Muito embora não tenha ainda registado casos com a gravidade dos que acontecem em Espanha, envolvendo suicídios, José Carlos Resende não tem dúvidas de que, com a crise, aumenta o incumprimento nas rendas e os despejos. A isso soma-se a entrada em vigor da nova lei, apesar das cláusulas de salvaguarda que contém.

"Vamos ter problemas sociais em zonas caracterizadas das cidades, onde durante anos e anos não houve aumentos de rendas", alerta, acrescentando que "vai haver dois momentos de grande incremento [dos despejos]: dentro de alguns meses, relativamente às pessoas que têm menos de 65 anos que estão desempregados, têm algumas dificuldades, e novamente daqui a cinco anos [findo o período de transição]." O mais preocupante, acrescenta, "é que a experiência tem mostrado que o funcionamento da resposta social é mau." E há "situações extremamente graves". Se os idosos, por exemplo, "não podem pura e simplesmente ser despejados, porque essas situações à partida têm um travão assegurado", noutros casos isso não acontece. "Temos muitas situações de pessoas que estão próximas da deficiência, viciados em álcool, drogas ou jogo, temos desempregados de longa duração que deixam de poder pagar a renda". Para esses, defende, "é assisado que o Governo crie ‘task forces’ para responder quando chegar o momento".
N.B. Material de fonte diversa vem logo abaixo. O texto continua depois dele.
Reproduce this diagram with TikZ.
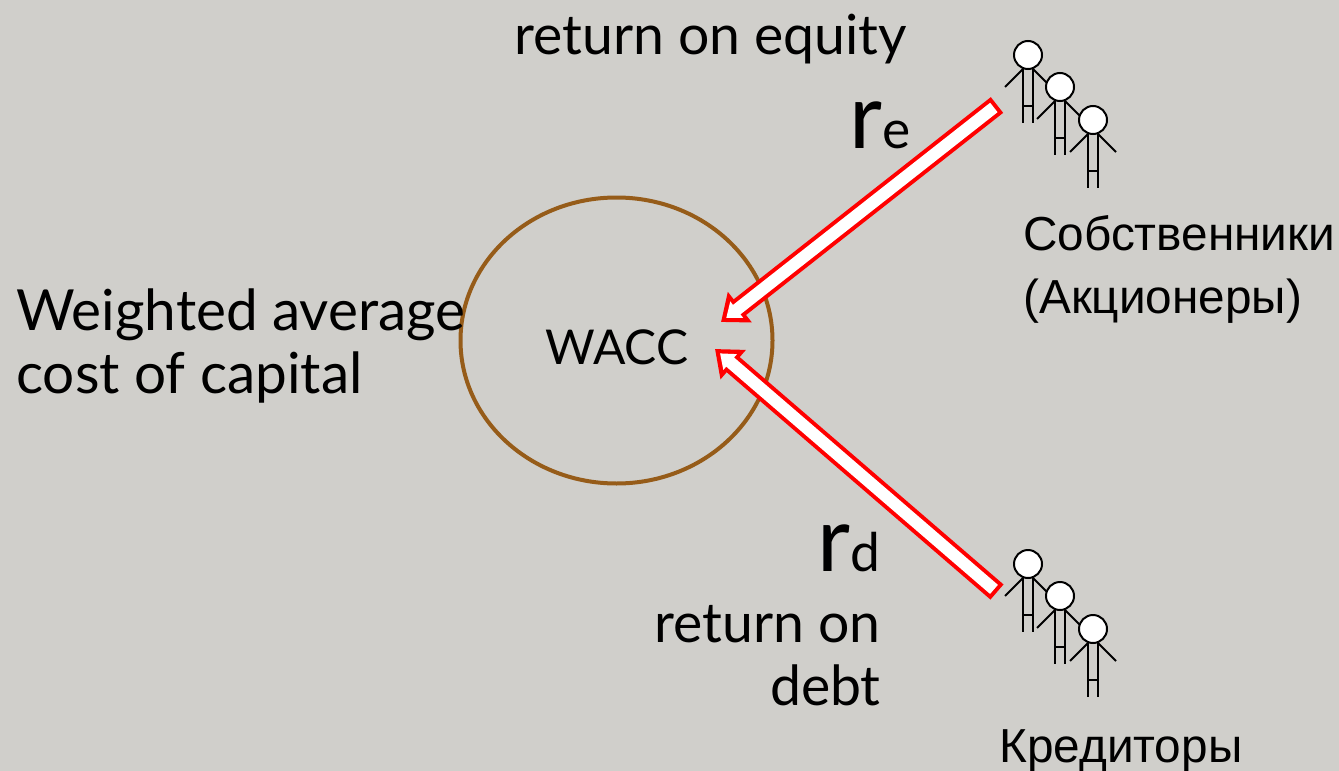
\documentclass[tikz,border=0pt]{standalone}
\usepackage{fontspec}
\setmainfont{Lato}
\newfontfamily\rusfont{Liberation Sans}
\usetikzlibrary{arrows.meta}
\definecolor{paper}{RGB}{208,207,203}
\definecolor{ringbrown}{RGB}{150,92,25}
\tikzset{
  label/.style={inner sep=0pt, font=\fontsize{41.5}{47}\selectfont, align=left},
  rlabel/.style={inner sep=0pt, font=\fontsize{41.5}{47}\selectfont, align=right},
  bigr/.style={inner sep=0pt, anchor=base east, font=\fontsize{68}{68}\selectfont},
  ruslabel/.style={inner sep=0pt, anchor=base west, align=left, font=\rusfont\fontsize{35.8}{47}\selectfont},
  redshaft/.style={draw=red, line width=15pt, -{Triangle[length=18pt, width=28pt]}, red},
  whiteshaft/.style={draw=white, line width=9pt, -{Triangle[length=10pt, width=15pt]}, white, shorten <=3pt, shorten >=5pt},
  stick/.style={line width=1.5pt, black},
  pics/person/.style={code={
    \draw[stick] (-5,14) -- (-23,32);
    \draw[stick] (5,14) -- (23,32);
    \draw[stick] (-5,14) -- (-5,68);
    \draw[stick] (5,14) -- (5,68);
    \draw[stick] (-5,51) -- (5,51);
    \draw[stick, fill=white] (0,0) circle (14);
  }},
  pics/crowd/.style={code={
    \pic at (0,0) {person};
    \pic at (32,32) {person};
    \pic at (65,65) {person};
  }}
}

\begin{document}
\begin{tikzpicture}[x=0.75pt,y=-0.75pt]
  \fill[paper] (0,0) rectangle (1339,771);
  \useasboundingbox (0,0) rectangle (1339,771);

  % ring
  \draw[ringbrown, line width=3pt] (616.5,340.5) ellipse (156 and 143);
  \node[inner sep=0pt, font=\fontsize{36}{40}\selectfont] (wacc) at (617,347) {WACC};

  % owners and lenders
  \pic at (1028,55) {crowd};
  \pic at (1028,564) {crowd};

  \coordinate (equityfrom) at (997,105);
  \coordinate (equityto) at (721,322);
  \coordinate (debtfrom) at (997,592);
  \coordinate (debtto) at (715,349);

  \draw[redshaft] (equityfrom) -- (equityto);
  \draw[whiteshaft] (equityfrom) -- (equityto);
  \draw[redshaft] (debtfrom) -- (debtto);
  \draw[whiteshaft] (debtfrom) -- (debtto);

  % texts
  \node[label, anchor=base west] (equityname) at (514,54) {return on equity};
  \node[label, anchor=base west, font=\fontsize{42.5}{47}\selectfont] (waccname) at (16,393) {Weighted average\\cost of capital};
  \node[bigr] (requity) at (911,148) {r\fontsize{40}{40}\selectfont e};
  \node[bigr] (rdebt) at (881,571) {r\fontsize{40}{40}\selectfont d};
  \node[rlabel, anchor=base east] (debtname) at (881,705) {return on\\debt};
  \node[ruslabel] (owners) at (1023,313) {Собственники\\(Акционеры)};
  \node[ruslabel] (lenders) at (999,762) {Кредиторы};
\end{tikzpicture}
\end{document}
Agora, já é muitas vezes necessário envolver várias entidades, como câmaras, freguesias ou Segurança Social, sempre que há casos em que as pessoas não têm para onde ir nem qualquer apoio familiar. "O problema é quando esses casos se tornarem cada vez mais frequentes". Era importante "que tivéssemos um número de emergência por região onde pudéssemos falar e reportar o que se passa. Temos casos humanos muito graves, que serão ainda mais complicados com a crise que estamos a viver", remata.


Os casos mais comuns

Nem sempre é fácil distinguir os "casos sociais" dos impostores.


Mães sozinhas "são os casos mais complicados"

Os casos mais complicados são mulheres sozinhas, com filhos, muitas vezes sem trabalho e sem apoio familiar. "Ainda há pouco tempo tivemos em mãos uma senhora com um filho de seis anos e grávida de gémeos, que vivia numa miséria absoluta", relata o presidente da Câmara dos Solicitadores. "O marido tinha-a abandonado e ela não tinha capacidade de pagar a renda de uma casa absolutamente miserável em que até ficávamos a pensar porque é que o senhorio queria a casa de volta". Mas o que é certo é que queria e o agente de execução, encarregue de fazer o despejo, é que acabou por resolver a situação, accionando a ajuda necessária para que a inquilina conseguisse pagar as rendas em atraso e um apoio para pagar daí para a frente. "Neste caso foi a igreja local que acabou por ajudar e o agente de execução fez a ponte com o senhorio", explica José Carlos Resende. Os "casos sociais", com lhes chama, são frequentes. "Como o daquela senhora idosa que se recusava a sair de uma casa a cair aos bocados porque não tinha sítio para deixar o gato". Neste caso, explica, a Junta de Freguesia lá conseguiu uma vaga num lar que também acolheu o gato.


Os "especialistas" compram a casa mas só pagam o "sinal"

Ao mesmo tempo, também há os casos de "especialistas", que sabem que estão numa situação ilegal ou de incumprimento, e procuram arrastá-la o mais possível. Como "o de uma senhora que comprou uma casa, deu um sinal de 500 euros, mudou-se e esteve lá oito meses sem nunca mais pagar nada", conta José Carlos Resende. "Depois fomos a ver e a senhora já era a quarta vez que fazia o mesmo". O agente de execução foi fazer o despejo, acompanhado pela polícia e por um serralheiro para arrombar a porta, mas deparou-se-lhe uma casa fechada com duas adolescentes lá dentro, a chorar e a dizer que a mãe não estava. Acabou por ser uma vizinha a relatar que a senhora costumava fazer o mesmo sempre que aparecia algum credor: saía pelas traseiras e deixava as filhas na casa. Decisão radical, o agente de execução decidiu mesmo avançar com o despejo. A mãe acabou por aparecer, pegou nos seus pertences e foi-se embora. "Se calhar, foi comprar outra casa por 500 euros", conclui.